Making his way to the side of the stage while Winehouse was already on, Moby took in the troubling sight. “Amy was just standing there, swaying back and forth and mumbling occasionally,” he recalls. “The band were playing quietly and looking uncomfortable and the audience was looking on in disbelief.” He, too, could not believe his eyes.

“She was on stage for about 30 minutes, then she left and was lying down on a flight case backstage surrounded by some people,” Moby continues. “I was horrified.”

As video of the performance painfully shows, Winehouse returned to the stage but struggled to get through songs like “Back to Black” and “Valerie,” which she had performed hundreds of times. After an hour, Winehouse was put in a car and rushed back to the hotel while the band played on without her in order to fulfill the contractual time obligation.

Moby, who has been sober for several years, wanted to check in on Winehouse ahead of the disastrous performance. “Since Amy had just gotten out of rehab, I had naively and presumptuously hoped to talk to her before or after her show to find out how she was feeling and to see if she needed any help,” he says. “There's a fairly extensive network of musicians on tour who are all trying to stay sober, and we generally reach out to each other and offer support when and where we can.”

That talk would never materialize, though Moby does note that before the show he “had seen her briefly at the hotel and she seemed relatively OK.”

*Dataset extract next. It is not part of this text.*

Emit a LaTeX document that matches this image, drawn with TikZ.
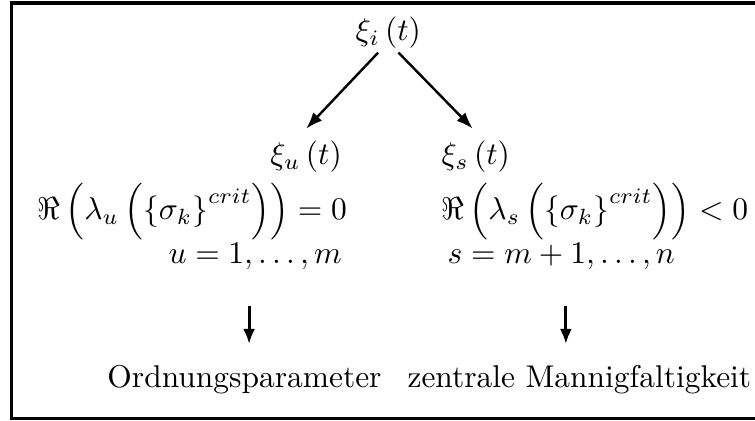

In fact, he says he was reassured by festival producers that Winehouse would be able to perform. “Everyone involved said that she had been in rehab and was doing really well, so I was concerned, personally and professionally, but hopeful,” he says of the weeks leading up to the performance.

Of course, such a tragic and public display of crippling addiction makes one wonder: why didn’t anyone do something about it? “The problem for a lot of addicts is that alcohol and drugs are so unbelievably powerful and effective — it's very hard to replace two things that work so well, if destructively, with sobriety, which at first can be kind of dull and foreign by comparison,” Moby attempts to explain. “It's especially hard when people are younger, as the consequences of their using are generally less severe. When I was in my twenties, I thought I was bulletproof. The hangovers only lasted a few hours, so there was no deeply compelling reason to get or stay sober. It was only in my forties that the consequences of drinking and using became so bad that I realized I absolutely had to stop. Addicts love to drink and get high, and we'll employ any type of mental stratagem to enable ourselves.”

Asked if he saw any of his former self in Winehouse, Moby replies: “What I saw of myself in Amy was, simply, the love of drinking and using drugs and existing in a chemically altered state of consciousness.”

With the Forever 27 club in mind, one has to wonder whether the music business is partly to blame. Says Moby: “No one had to force me to drink and take drugs and no one else could have led me to get and stay sober. It's sometimes too easy to point fingers when circumstances dramatically go awry, but as an addict, I'm ultimately responsible for my own decisions, no matter how benign or tragic the consequences.”

Moby took news of Winehouse’s passing with “resigned sadness,” he says. “I know a lot of addicts, and a significant percentage sadly don't survive.”